I can't say enough good things about my friends down here; God has surely put these ladies in my life for a reason. They are some of the most positive, generous, sweet women I've ever met. And I am so thankful they've taken me into their "groups." But it doesn't make missing my Michigan friends and family any less.
And then there's the house. I miss my house. We get letters from the bank and attorneys and courts, etc. almost weekly. Every letter is like a little dig. I don't want to know anything about "our" house. I want to picture it like it looked a year ago. Still full. Full of us, and all our stuff. The bird. Haha- the dang bird! We've now dug ourselves into a 3 year credit hole... basically, it means our credit will not rebound from the foreclosure for 3 years. Was it worth that??? Should we have stayed and tried to sell our house? Should Ryan have turned down the Jacksonville job in June and held out for something else? I don't know.

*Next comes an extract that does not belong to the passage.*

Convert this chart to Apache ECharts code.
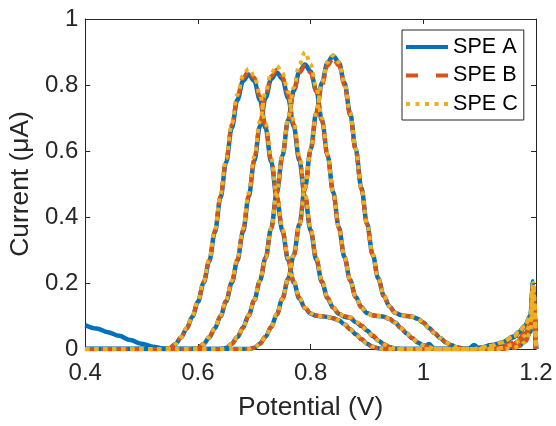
<!DOCTYPE html>
<html>
<head>
<meta charset="utf-8">
<script src="https://cdn.jsdelivr.net/npm/echarts@6/dist/echarts.min.js"></script>
<style>html,body{margin:0;padding:0;background:#fff}#c{width:556px;height:426px}</style>
</head>
<body>
<div id="c"></div>
<script>
// ---- data ----
const potential = [
  0.40,0.42,0.44,0.46,0.48,0.50,0.52,0.54,
  0.55,0.56,0.57,0.58,0.59,
  0.60,0.61,0.62,0.63,0.64,0.65,0.66,0.67,0.68,0.69,
  0.70,0.71,0.72,0.73,0.74,0.75,0.76,0.77,0.78,0.79,
  0.80,0.81,0.82,0.83,0.84,0.85,0.86,0.87,0.88,0.89,
  0.90,0.91,0.92,0.93,0.94,0.95,0.96,0.97,0.98,0.99,
  1.00,1.01,1.02,1.03,1.04,1.05,1.06,1.07,1.08,1.09,
  1.10,
  1.12,1.14,1.16,1.17,1.18,1.19,1.195,1.20
];

const speA1 = [
  0.072,0.062,0.051,0.040,0.027,0.016,0.007,0.001,
  0.003,0.015,0.035,0.062,0.098,
  0.143,0.200,0.266,0.354,0.458,0.566,0.670,0.755,0.812,0.832,
  0.812,0.755,0.670,0.567,0.458,0.357,0.270,0.202,0.153,0.124,
  0.107,0.101,0.099,0.097,0.093,0.087,0.075,0.060,0.045,0.030,
  0.016,0.007,0.002,0,0,0,0,0,0,0,
  0,0,0,0,0,0,0,0,0,0,
  0,
  0.012,0.016,0.006,0.010,0.022,0.052,0.180,0
];
const speA2 = [
  0,0,0,0,0,0,0,0,
  0,0,0,0,0,
  0.003,0.015,0.035,0.063,0.099,0.144,0.201,0.268,0.356,0.461,
  0.570,0.675,0.761,0.818,0.838,0.818,0.761,0.675,0.571,0.461,
  0.359,0.271,0.203,0.154,0.125,0.107,0.098,0.094,0.082,0.070,
  0.056,0.040,0.026,0.014,0.006,0.001,0,0,0,0,
  0,0.015,0,0,0,0,0,0,0,0.012,
  0,
  0,0.004,0.014,0.024,0.040,0.075,0.190,0
];
const speA3 = [
  0,0,0,0,0,0,0,0,
  0,0,0,0,0,
  0,0,0,0,0,0.003,0.016,0.036,0.065,0.102,
  0.148,0.207,0.276,0.366,0.474,0.586,0.694,0.783,0.841,0.862,
  0.841,0.783,0.694,0.587,0.475,0.369,0.279,0.209,0.158,0.127,
  0.109,0.102,0.100,0.098,0.091,0.080,0.064,0.048,0.033,0.020,
  0.011,0.005,0,0,0,0,0,0,0,0,
  0.004,
  0.010,0.020,0.038,0.052,0.070,0.100,0.200,0
];
const speA4 = [
  0,0,0,0,0,0,0,0,
  0,0,0,0,0,
  0,0,0,0,0,0,0,0,0,0,
  0.004,0.016,0.037,0.067,0.105,0.153,0.213,0.284,0.378,0.489,
  0.605,0.716,0.807,0.868,0.889,0.868,0.807,0.716,0.606,0.489,
  0.380,0.287,0.214,0.161,0.129,0.110,0.103,0.100,0.098,0.092,
  0.080,0.064,0.048,0.033,0.020,0.011,0.005,0.002,0,0,
  0.003,
  0.008,0.018,0.035,0.050,0.068,0.098,0.205,0
];

const speB1 = [
  0,0,0,0,0,0,0,0,
  0.003,0.015,0.035,0.063,0.099,
  0.145,0.202,0.269,0.358,0.463,0.573,0.678,0.765,0.822,0.842,
  0.822,0.765,0.678,0.574,0.464,0.361,0.273,0.204,0.155,0.125,
  0.107,0.101,0.099,0.097,0.093,0.087,0.075,0.060,0.045,0.030,
  0.016,0.007,0.002,0,0,0,0,0,0,0,
  0,0,0,0,0,0,0,0,0,0,
  0,
  0,0,0.003,0.008,0.020,0.050,0.180,0
];
const speB2 = [
  0,0,0,0,0,0,0,0,
  0,0,0,0,0,
  0.003,0.015,0.036,0.063,0.100,0.146,0.203,0.271,0.360,0.465,
  0.575,0.681,0.768,0.826,0.846,0.826,0.768,0.681,0.576,0.466,
  0.362,0.274,0.205,0.155,0.125,0.108,0.100,0.096,0.085,0.072,
  0.058,0.042,0.027,0.015,0.006,0.001,0,0,0,0,
  0,0,0,0,0,0,0,0,0,0,
  0,
  0,0.004,0.014,0.024,0.040,0.075,0.190,0
];
const speB3 = [
  0,0,0,0,0,0,0,0,
  0,0,0,0,0,
  0,0,0,0,0,0.003,0.015,0.036,0.064,0.101,
  0.148,0.206,0.275,0.365,0.472,0.583,0.691,0.779,0.837,0.858,
  0.837,0.779,0.691,0.584,0.472,0.367,0.278,0.208,0.157,0.126,
  0.108,0.102,0.100,0.098,0.091,0.080,0.064,0.048,0.033,0.020,
  0.011,0.005,0,0,0,0,0,0,0,0,
  0,
  0,0.003,0.010,0.018,0.032,0.062,0.185,0
];
const speB4 = [
  0,0,0,0,0,0,0,0,
  0,0,0,0,0,
  0,0,0,0,0,0,0,0,0,0,
  0.004,0.016,0.037,0.066,0.104,0.151,0.211,0.282,0.374,0.484,
  0.598,0.708,0.799,0.859,0.880,0.859,0.799,0.708,0.599,0.484,
  0.377,0.284,0.212,0.160,0.128,0.110,0.102,0.100,0.098,0.092,
  0.080,0.064,0.048,0.033,0.020,0.011,0.005,0,0,0,
  0,
  0.002,0.008,0.020,0.032,0.050,0.085,0.195,0
];

const speC1 = [
  0,0,0,0,0,0,0,0,
  0.003,0.015,0.036,0.064,0.100,
  0.146,0.204,0.272,0.361,0.467,0.577,0.683,0.771,0.829,0.849,
  0.829,0.771,0.683,0.578,0.467,0.364,0.275,0.206,0.156,0.126,
  0.108,0.101,0.099,0.097,0.093,0.087,0.075,0.060,0.045,0.030,
  0.016,0.007,0.002,0,0,0,0,0,0,0,
  0,0,0,0,0,0,0,0,0,0,
  0,
  0,0,0.003,0.008,0.020,0.050,0.180,0
];
const speC2 = [
  0,0,0,0,0,0,0,0,
  0,0,0,0,0,
  0.003,0.015,0.036,0.064,0.101,0.148,0.206,0.275,0.365,0.472,
  0.583,0.691,0.779,0.837,0.858,0.837,0.779,0.691,0.584,0.472,
  0.367,0.278,0.208,0.157,0.126,0.108,0.099,0.095,0.083,0.070,
  0.056,0.040,0.026,0.014,0.006,0.001,0,0,0,0,
  0,0,0,0,0,0,0,0,0,0,
  0,
  0,0.004,0.014,0.024,0.040,0.075,0.190,0
];
const speC3 = [
  0,0,0,0,0,0,0,0,
  0,0,0,0,0,
  0,0,0,0,0,0.003,0.016,0.036,0.065,0.102,
  0.149,0.208,0.277,0.368,0.476,0.590,0.700,0.792,0.862,0.900,
  0.862,0.792,0.700,0.590,0.476,0.370,0.280,0.210,0.158,0.127,
  0.109,0.102,0.100,0.098,0.091,0.080,0.064,0.048,0.033,0.020,
  0.011,0.005,0,0,0,0,0,0,0,0,
  0.004,
  0.010,0.020,0.038,0.052,0.070,0.100,0.200,0
];
const speC4 = [
  0,0,0,0,0,0,0,0,
  0,0,0,0,0,
  0,0,0,0,0,0,0,0,0,0,
  0.004,0.016,0.037,0.067,0.105,0.153,0.213,0.284,0.378,0.489,
  0.605,0.716,0.807,0.868,0.889,0.868,0.807,0.716,0.606,0.489,
  0.380,0.287,0.214,0.161,0.129,0.110,0.103,0.100,0.098,0.092,
  0.080,0.064,0.048,0.033,0.020,0.011,0.005,0.002,0,0,
  0.003,
  0.010,0.020,0.038,0.052,0.070,0.100,0.200,0
];

const seriesNames = ['SPE A', 'SPE B', 'SPE C'];
const xTicks = [0.4, 0.6, 0.8, 1, 1.2];
const yTicks = [0, 0.2, 0.4, 0.6, 0.8, 1];
const xLabel = 'Potential (V)';
const yLabel = 'Current (μA)';

// ---- build ----
const FONT = 'Liberation Sans, Arial, Helvetica, sans-serif';
const AX = '#262626';
const styles = {
  'SPE A': { color: '#0072BD', type: 'solid', width: 4.5,
             icon: 'path://M0,0H42V4H0Z' },
  'SPE B': { color: '#D95319', type: [10, 6], width: 4,
             icon: 'path://M0,0H12V4H0Z M30,0H42V4H30Z' },
  'SPE C': { color: '#EDB120', type: [4, 5], width: 4,
             icon: 'path://M0,0H4V4H0Z M9.5,0H13.5V4H9.5Z M19,0H23V4H19Z M28.5,0H32.5V4H28.5Z M38,0H42V4H38Z' }
};
const groups = [
  ['SPE A', [speA1, speA2, speA3, speA4]],
  ['SPE B', [speB1, speB2, speB3, speB4]],
  ['SPE C', [speC1, speC2, speC3, speC4]]
];
function pairs(ys) {
  if (ys.length !== potential.length) throw new Error('length mismatch ' + ys.length);
  return potential.map((x, i) => [x, ys[i]]);
}
const series = [];
groups.forEach(([name, arrs]) => {
  arrs.forEach(a => {
    series.push({
      type: 'line', name: name, data: pairs(a),
      symbol: 'none', smooth: 0.35, smoothMonotone: 'x',
      color: styles[name].color,
      lineStyle: { width: styles[name].width, type: styles[name].type, cap: 'butt' },
      emphasis: { disabled: true }
    });
  });
});

function axisCommon(extra) {
  return Object.assign({
    type: 'value',
    axisLine: { show: true, onZero: false, lineStyle: { color: AX, width: 1 } },
    axisTick: { show: true, inside: true, length: 5, lineStyle: { color: AX, width: 1 } },
    splitLine: { show: false }
  }, extra);
}

const chart = echarts.init(document.getElementById('c'), null, { renderer: 'canvas' });
chart.setOption({
  animation: false,
  backgroundColor: '#fff',
  grid: { left: 85, right: 20, top: 19, bottom: 75, containLabel: false },
  xAxis: [
    axisCommon({
      position: 'bottom', min: xTicks[0], max: xTicks[xTicks.length - 1], interval: 0.2,
      axisLabel: { fontSize: 24, color: AX, fontFamily: FONT, margin: 12 },
      name: xLabel, nameLocation: 'middle', nameGap: 46,
      nameTextStyle: { fontSize: 26.4, color: AX, fontFamily: FONT }
    }),
    axisCommon({
      position: 'top', min: xTicks[0], max: xTicks[xTicks.length - 1], interval: 0.2,
      axisLabel: { show: false }
    })
  ],
  yAxis: [
    axisCommon({
      position: 'left', min: yTicks[0], max: yTicks[yTicks.length - 1], interval: 0.2,
      axisLabel: { fontSize: 24, color: AX, fontFamily: FONT, margin: 7 },
      name: yLabel, nameLocation: 'middle', nameGap: 50,
      nameTextStyle: { fontSize: 26.4, color: AX, fontFamily: FONT }
    }),
    axisCommon({
      position: 'right', min: yTicks[0], max: yTicks[yTicks.length - 1], interval: 0.2,
      axisLabel: { show: false }
    })
  ],
  legend: {
    orient: 'vertical', left: 402, top: 30,
    padding: [5, 6, 4, 4], itemGap: 4.5, itemWidth: 42, itemHeight: 14,
    backgroundColor: '#fff', borderColor: AX, borderWidth: 1, borderRadius: 0,
    itemStyle: { borderWidth: 0 },
    textStyle: { fontSize: 21.6, lineHeight: 24, color: '#000', fontFamily: FONT },
    data: seriesNames.map(n => ({ name: n, icon: styles[n].icon, itemStyle: { color: styles[n].color, borderWidth: 0 } })),
    selectedMode: false
  },
  series: series
});
</script>
</body>
</html>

I have this flood of memories hit me every night as I'm trying to fall asleep. They're super random; but oh-so-sweet: Nightly trips to Coldstone when I was pregnant with Henry. Nightly trips to Maggie Moos when I was preggo with Maeve. (I like ice cream a lot:) That first nice day of spring. Ryan and I walking the kids around the neighborhood. Breaking ground on our house- I have a picture of that day. Just Maeve and I grocery shopping at Meijers. And a million more.
I don't have memories like that about here... about life in St. Augustine. Of course I have the incredible memories of Stella's birth, but I feel like life down here (so far) has been about Ryan and I trying to dig our way out of the mess we left behind (that has now followed us) and trying to start a new one (new LIFE- not new mess!). But what happens when you loved your old life??? No. I did NOT love the weather. And NO... Jackson is not where I wanted to raise my kids. But I loved our LIFE there. Does that make sense?
Onward and upward is on constant repeat in my head. There is no going back. There is no starting over. There isn't the option of selling our house, or waiting for a different job. We took the leap. This is it. The loss of control I feel/have felt over the past year is indescribable. Maybe that's why I haven't blogged a whole lot. I can't find the words to write?
Who knows... but these are gnawing thoughts that I have and it feels good to get them out.
I guess.... my whole point with this is... if I could go back and talk to the "old" me- the "me" a year ago from now-I'd say, "Ashley. You are 27 years old. A year or two of trying to sell the house may seem like a million years, but its not. A year or two of Ryan getting some good accounting experience under his belt in Michigan may seem pointless, but its not. A year or two of being away from mom and dad may seem endless, but its not."
There are so many things I MIGHT have done differently. And the endless repeat of these scenarios and thoughts are weighing me down.
This is a bit of a tough season in our life right now. But I have faith that we'll get through this, and be better for it on the other side.